Error logs matter. More than any other log level, they’re what you rely on to proactively catch issues before your users complain and to reactively debug incidents when things go wrong. They deserve to be taken seriously — which is why it annoys me that we don’t have a good, standard consensus on what deserves an ERROR log.
Time and again, I come across codebases that over-log errors. This is especially true in older codebases where ownership has changed hands and dozens of developers have contributed over the lifetime of the service. The problem isn’t that any one team was careless — it’s that there was never a shared mental model for what an ERROR actually means and sticking to it.
Here’s one that works for me and has been discussed quite a lot: an ERROR log means the operation failed unexpectedly, and a human needs to look at it.
Two conditions, both required:
- The operation failed unexpectedly — if it completed, even through a fallback or retry, it’s not an error.
- A human needs to look at it — if nobody needs to investigate or fix something, it’s not an error either.
Severity should encode actionability, not merely “something went wrong.”
These are error logs:
- An external API changed its schema and broke your integration
- A database connection failed because credentials expired
- An unhandled exception crashed a request
These are not:
- A timeout that succeeded on retry
- A cache miss that fell back to the source database
- A user submitting malformed JSON over your API
- A failed password attempt
The second list is where most noise comes from.
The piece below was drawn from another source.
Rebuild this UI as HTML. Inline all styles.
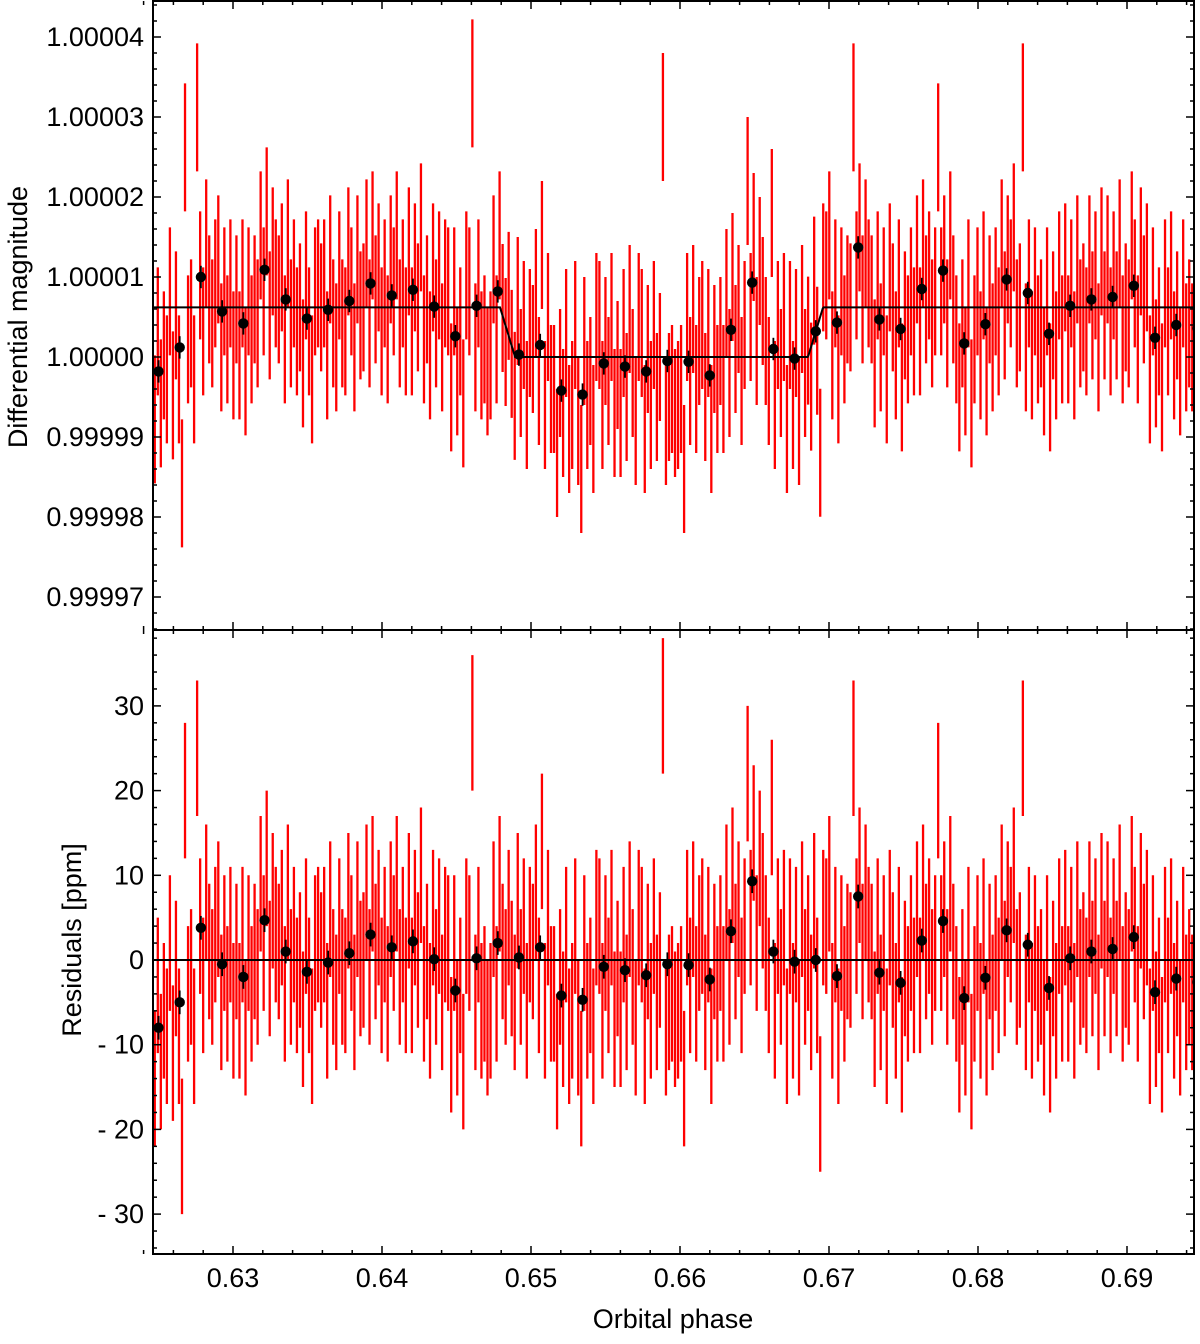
<!DOCTYPE html>
<html><head><meta charset="utf-8"><style>
body{margin:0;background:#fff}
svg text{font-family:"Liberation Sans",Arial,sans-serif;fill:#000}
</style></head><body>
<svg id="c" width="1200" height="1339" viewBox="0 0 1200 1339" xmlns="http://www.w3.org/2000/svg"></svg>
<script>
const residuals=[
-14,-3,-12,-6,-9,2,-11,
-1,-9,-22,20,-4,-2,-9,
25,4,-3,8,1,-2,3,
6,-5,2,-4,3,-6,1,
-6,3,-8,2,-4,1,-2,
9,2,12,-1,7,3,1,
5,-4,8,-2,3,-3,0,
-7,4,-3,-9,2,3,0,
3,-6,6,-2,-5,4,-2,
-3,7,2,-5,6,-1,0,
8,-2,9,1,5,-3,3,
-4,6,2,9,-2,3,-3,
7,-3,5,0,10,-4,1,
-6,5,-2,4,-5,3,2,
-10,2,-8,-3,-12,4,2,
28,-5,3,-6,-4,-8,-6,
6,-4,9,1,-2,5,-1,
-5,7,-2,4,-6,3,1,
8,-3,14,-6,5,-4,-4,
-12,-2,-7,3,-9,-6,4,
-8,-14,2,-6,-3,-9,5,
4,-6,2,-3,5,-7,-1,
-7,3,-5,6,-2,-8,5,
3,-9,1,-6,4,-5,0,
30,-8,-5,-4,-7,-6,-4,
-14,5,-3,6,-4,2,4,
-5,3,-9,1,-4,2,-4,
8,-2,10,1,6,-3,4,
22,5,15,2,12,7,2,
-3,18,-6,4,-2,5,-9,
4,-6,3,-8,6,-2,2,
-5,7,-3,-17,5,4,9,
-6,3,-9,2,-4,1,0,
25,4,10,1,8,3,1,
-7,4,-5,2,-9,5,0,
-6,3,-10,-1,-4,2,-3,
6,-3,8,1,4,-2,2,
20,2,6,-2,9,1,-4,
-10,-2,-8,3,-12,-4,2,
-6,4,-8,1,-5,2,-3,
8,-1,6,3,10,-2,0,
25,-5,3,-6,2,-4,-2,
-8,2,-10,-1,-6,4,-4,
5,-4,3,-6,6,-2,0,
-3,6,-1,4,-5,7,-1,
6,-3,4,-1,8,-4,0,
-2,9,3,-4,7,1,5,
-9,2,-7,-3,-10,3,-3,
4,-6,-1,-8,3,-5,-2,
-5,-1,-3];
const rawStart=0.62475, rawStep=0.000203, rawErr=8;
const binResiduals=[-8,-5,3.8,-0.5,-2,4.7,1,-1.4,-0.3,0.8,3,1.5,2.2,0.1,-3.6,0.2,2,0.3,1.5,-4.2,-4.7,-0.8,-1.2,-1.8,-0.5,-0.6,-2.3,3.4,9.3,1,-0.2,0,-1.9,7.5,-1.5,-2.7,2.3,4.6,-4.5,-2.1,3.5,1.8,-3.3,0.2,1,1.3,2.7,-3.8,-2.2,-2.6];
const binStart=0.6250, binStep=0.001423, binErr=1.4;
const baseline=6.2, depth=6.2, t1=0.64792,t2=0.64893,t3=0.66859,t4=0.66960;
const xTicks=[0.63,0.64,0.65,0.66,0.67,0.68,0.69];
const topTicks=[40,30,20,10,0,-10,-20,-30];
const topTickLabels=["1.00004","1.00003","1.00002","1.00001","1.00000","0.99999","0.99998","0.99997"];
const botTicks=[30,20,10,0,-10,-20,-30];
const botTickLabels=["30","20","10","0","- 10","- 20","- 30"];

const L=153,R=1194,T=1,M=630,B=1254;
const xs=p=>233+(p-0.63)*14900;
const yTop=v=>357-v*8.0;
const yBot=v=>960-v*8.47;
function model(p){
  if(p<t1||p>t4) return baseline;
  if(p<t2) return baseline-depth*(p-t1)/(t2-t1);
  if(p<=t3) return baseline-depth;
  return baseline-depth+depth*(p-t3)/(t4-t3);
}
const svg=document.getElementById('c');
const NS='http://www.w3.org/2000/svg';
function mk(tag,attrs,parent){const e=document.createElementNS(NS,tag);for(const k in attrs)e.setAttribute(k,attrs[k]);(parent||svg).appendChild(e);return e;}
const defs=mk('defs',{});
const cp1=mk('clipPath',{id:'cTop'},defs);mk('rect',{x:L,y:T,width:R-L,height:M-T},cp1);
const cp2=mk('clipPath',{id:'cBot'},defs);mk('rect',{x:L,y:M,width:R-L,height:B-M},cp2);
const gTop=mk('g',{'clip-path':'url(#cTop)'});


const gBot=mk('g',{'clip-path':'url(#cBot)'});


residuals.forEach((r,i)=>{
  const p=rawStart+i*rawStep;const x=xs(p);
  const m=model(p);
  const a=mk('line',{x1:x,x2:x,y1:yTop(m+r-rawErr),y2:yTop(m+r+rawErr),stroke:'#f00','stroke-width':2.3},gTop);
  
  
  const b=mk('line',{x1:x,x2:x,y1:yBot(r-rawErr),y2:yBot(r+rawErr),stroke:'#f00','stroke-width':2.3},gBot);
  
  
});
let d='';for(let i=0;i<=1200;i++){const p=0.6240+i*0.0000595;d+=(i?'L':'M')+xs(p).toFixed(1)+','+yTop(model(p)).toFixed(1);}
const ml=mk('path',{d:d,fill:'none',stroke:'#000','stroke-width':2},gTop);


const zl=mk('line',{x1:L,x2:R,y1:yBot(0),y2:yBot(0),stroke:'#000','stroke-width':2},gBot);


binResiduals.forEach((r,i)=>{
  const p=binStart+i*binStep;const x=xs(p);const m=model(p);
  [[gTop,v=>yTop(m+v)],[gBot,yBot]].forEach(([g,f],k)=>{
    const l=mk('line',{x1:x,x2:x,y1:f(r-binErr),y2:f(r+binErr),stroke:'#000','stroke-width':1.8},g);
    
    
    const c=mk('circle',{cx:x,cy:f(r),r:5.2,fill:'#000'},g);
    
    
  });
});
[[T,M],[M,B]].forEach(([a,b],k)=>{
  const f=mk('rect',{x:L,y:a,width:R-L,height:b-a,fill:'none',stroke:'#000','stroke-width':2});
  
  
  for(let p=0.624;p<=0.6945;p+=0.002){const x=xs(p);const major=Math.abs(p*100-Math.round(p*100))<1e-6;const len=major?8:4;
    mk('line',{x1:x,x2:x,y1:a,y2:a+len,stroke:'#000','stroke-width':1.5});
    mk('line',{x1:x,x2:x,y1:b,y2:b-len,stroke:'#000','stroke-width':1.5});}
});
const yTicksMinor=(f,lo,hi,a,b)=>{for(let v=lo;v<=hi;v+=2){const y=f(v);if(y<a||y>b)continue;const len=v%10===0?8:4;
  mk('line',{x1:L,x2:L+len,y1:y,y2:y,stroke:'#000','stroke-width':1.5});mk('line',{x1:R,x2:R-len,y1:y,y2:y,stroke:'#000','stroke-width':1.5});}};
yTicksMinor(yTop,-34,44,T,M);yTicksMinor(yBot,-34,38,M,B);
topTicks.forEach((v,i)=>{const t=mk('text',{x:144,y:yTop(v)+9,'text-anchor':'end','font-size':27});t.textContent=topTickLabels[i];
  });
botTicks.forEach((v,i)=>{const t=mk('text',{x:144,y:yBot(v)+9,'text-anchor':'end','font-size':27});t.textContent=botTickLabels[i];
  });
xTicks.forEach(v=>{const t=mk('text',{x:xs(v),y:1287,'text-anchor':'middle','font-size':27});t.textContent=v.toFixed(2);
  });
let t=mk('text',{x:673,y:1328,'text-anchor':'middle','font-size':27});t.textContent='Orbital phase';

t=mk('text',{x:0,y:0,'text-anchor':'middle','font-size':27,transform:'translate(27,317) rotate(-90)'});t.textContent='Differential magnitude';

t=mk('text',{x:0,y:0,'text-anchor':'middle','font-size':27,transform:'translate(81,940) rotate(-90)'});t.textContent='Residuals [ppm]';

</script>
</body></html>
Each of those is a local failure — something didn’t work on the first try, or an input was bad. But the system handled it. The request finished. The user got a response. Nothing is broken. Logging these as ERROR means your alerts fire when the system is working as designed.
The deeper issue is one of perspective. There’s a difference between an operation failing and the program failing. A retry timeout is an operational hiccup. Five consecutive retry failures with no recovery — that’s a program-level error. This perspective also explains why library code should almost never log errors directly. A library doesn’t know whether its caller will retry, fall back, or give up. What’s a fatal failure in one context is a routine branch in another. Pass the status up. Let the code with the full picture decide the severity.